▸ **Task objective**:
Omit pictures and quote the listing below line by line, from its start through the line that holds "ax.spines['bottom'].set_zorder(3)".

▸ **Data provided**:
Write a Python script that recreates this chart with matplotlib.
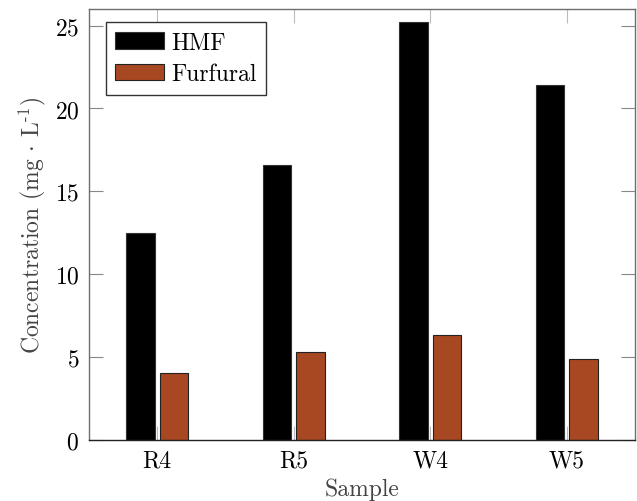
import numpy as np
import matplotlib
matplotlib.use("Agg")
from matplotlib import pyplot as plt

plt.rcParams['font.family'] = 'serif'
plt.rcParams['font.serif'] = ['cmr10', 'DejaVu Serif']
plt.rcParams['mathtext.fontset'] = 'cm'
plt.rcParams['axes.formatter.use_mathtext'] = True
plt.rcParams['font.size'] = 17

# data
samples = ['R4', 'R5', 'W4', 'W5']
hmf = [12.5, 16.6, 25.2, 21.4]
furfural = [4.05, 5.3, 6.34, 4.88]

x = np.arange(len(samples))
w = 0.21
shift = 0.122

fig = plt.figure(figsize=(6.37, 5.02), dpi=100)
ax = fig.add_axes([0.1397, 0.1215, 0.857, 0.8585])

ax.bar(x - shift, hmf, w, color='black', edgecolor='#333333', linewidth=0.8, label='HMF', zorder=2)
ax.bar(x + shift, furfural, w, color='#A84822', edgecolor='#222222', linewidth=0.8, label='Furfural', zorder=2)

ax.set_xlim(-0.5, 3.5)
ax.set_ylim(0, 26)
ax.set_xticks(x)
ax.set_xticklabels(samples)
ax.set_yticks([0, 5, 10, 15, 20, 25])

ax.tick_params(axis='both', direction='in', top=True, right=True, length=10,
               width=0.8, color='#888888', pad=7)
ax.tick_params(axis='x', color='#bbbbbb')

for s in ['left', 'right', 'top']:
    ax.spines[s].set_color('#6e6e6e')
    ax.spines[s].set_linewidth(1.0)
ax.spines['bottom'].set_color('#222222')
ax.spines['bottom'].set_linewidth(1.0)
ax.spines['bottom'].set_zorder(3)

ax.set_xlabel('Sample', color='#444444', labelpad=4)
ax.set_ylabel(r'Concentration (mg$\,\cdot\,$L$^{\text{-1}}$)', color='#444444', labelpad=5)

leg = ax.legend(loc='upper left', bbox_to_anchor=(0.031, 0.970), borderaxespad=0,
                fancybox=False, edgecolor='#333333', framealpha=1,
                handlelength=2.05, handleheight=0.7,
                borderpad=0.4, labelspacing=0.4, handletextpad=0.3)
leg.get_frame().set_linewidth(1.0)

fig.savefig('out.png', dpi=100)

▸ **Task solution**:
Write a Python script that recreates this chart with matplotlib.
import numpy as np
import matplotlib
matplotlib.use("Agg")
from matplotlib import pyplot as plt

plt.rcParams['font.family'] = 'serif'
plt.rcParams['font.serif'] = ['cmr10', 'DejaVu Serif']
plt.rcParams['mathtext.fontset'] = 'cm'
plt.rcParams['axes.formatter.use_mathtext'] = True
plt.rcParams['font.size'] = 17

# data
samples = ['R4', 'R5', 'W4', 'W5']
hmf = [12.5, 16.6, 25.2, 21.4]
furfural = [4.05, 5.3, 6.34, 4.88]

x = np.arange(len(samples))
w = 0.21
shift = 0.122

fig = plt.figure(figsize=(6.37, 5.02), dpi=100)
ax = fig.add_axes([0.1397, 0.1215, 0.857, 0.8585])

ax.bar(x - shift, hmf, w, color='black', edgecolor='#333333', linewidth=0.8, label='HMF', zorder=2)
ax.bar(x + shift, furfural, w, color='#A84822', edgecolor='#222222', linewidth=0.8, label='Furfural', zorder=2)

ax.set_xlim(-0.5, 3.5)
ax.set_ylim(0, 26)
ax.set_xticks(x)
ax.set_xticklabels(samples)
ax.set_yticks([0, 5, 10, 15, 20, 25])

ax.tick_params(axis='both', direction='in', top=True, right=True, length=10,
               width=0.8, color='#888888', pad=7)
ax.tick_params(axis='x', color='#bbbbbb')

for s in ['left', 'right', 'top']:
    ax.spines[s].set_color('#6e6e6e')
    ax.spines[s].set_linewidth(1.0)
ax.spines['bottom'].set_color('#222222')
ax.spines['bottom'].set_linewidth(1.0)
ax.spines['bottom'].set_zorder(3)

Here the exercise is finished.